Batte tutti l’Uruguay, che arriverà al traguardo il 17 dicembre. Di contro, il peggiore risulta il Qatar che ha consumato ogni risorsa già il 6 febbraio ed è seguito da Lussemburgo (17 febbraio), Singapore (26 febbraio), Mongolia (2 marzo), Kuwait (7 marzo), Bahrain (9 marzo), Usa (13 marzo) e così via, arrivando a Germania e Olanda (3 e 5 maggio) passando per Emirati Arabi Uniti, Danimarca, Australia, Canada, Belgio, Austria, Russia, Arabia Saudita. Corea del Sud, Repubblica Ceca, Svezia, Francia, Israele e Nuova Zelanda.

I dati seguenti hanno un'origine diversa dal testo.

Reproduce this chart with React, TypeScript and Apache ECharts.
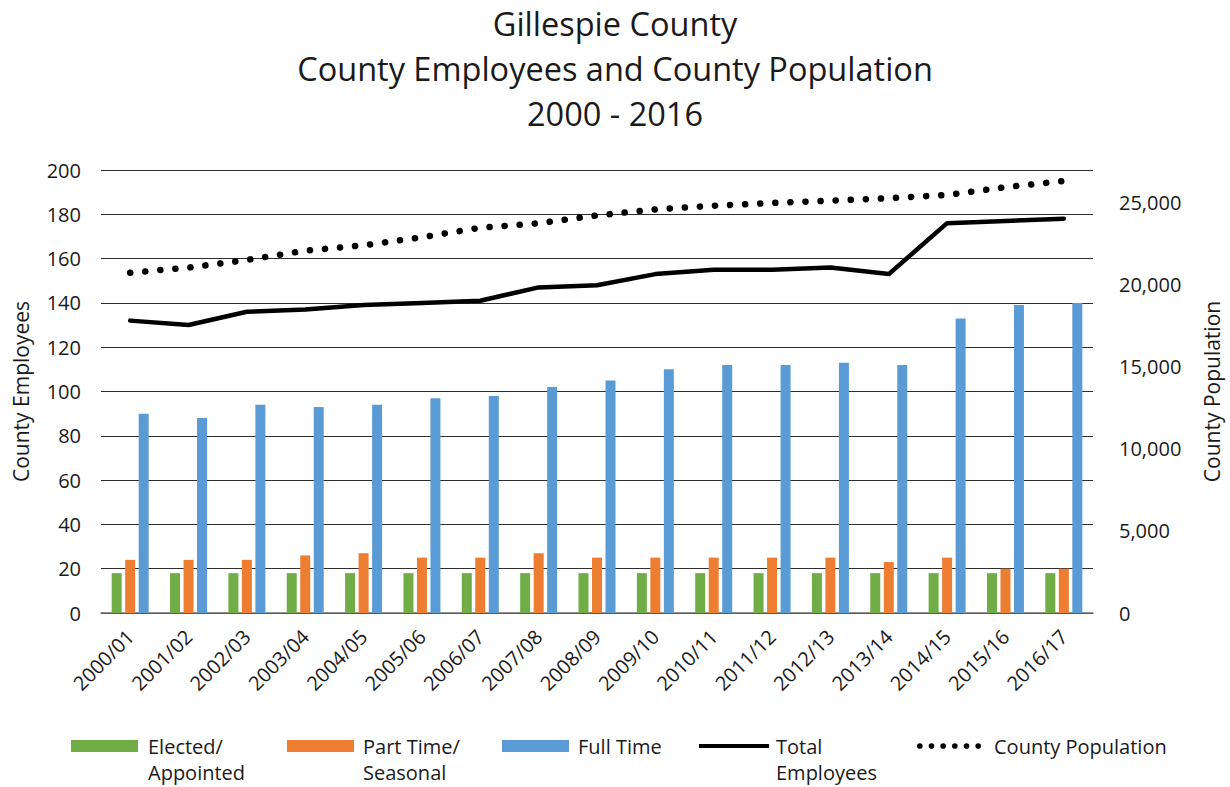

In sostanza chi vive in territori più ricchi ha uno stile di vita troppo elevato e superiore al consentito. Gli standard degli Usa renderebbero necessarie 5,1 Terre, quelli dell’Italia 2,7.

Decine di anni

Nel 2022 sarebbero serviti almeno 19 anni senza consumi perché il pianeta si rigenerasse, nel 2023 almeno 20. Oggi siamo saliti a 22 anni. Orizzonte del tutto ipotetico in realtà, perché la capacità rigenerativa della Terra è azzoppata: sono stati persi migliaia di chilometri quadrati di foreste, si sono estinte diverse specie animali ed si sono sciolti innumerevoli ghiacciai.

Gli effetti della deforestazione

Così a questi ritmi nel 2050 serviranno due pianeti per soddisfare la voracità umana. Per ristabilire l’equilibrio sarebbe necessario cambiare del tutto paradigma e sterzare con decisione verso la transizione energetica, un’alimentazione più sostenibile e politiche che puntino davvero a livello globale verso la tutela ambientale.

Spostando in avanti l’Overshooting day di cinque giorni all’anno, in quel fatidico 2050 tornerebbe l’equilibrio. Impresa francamente difficile visti i comportamenti attuali di gran parte degli Stati mondiali.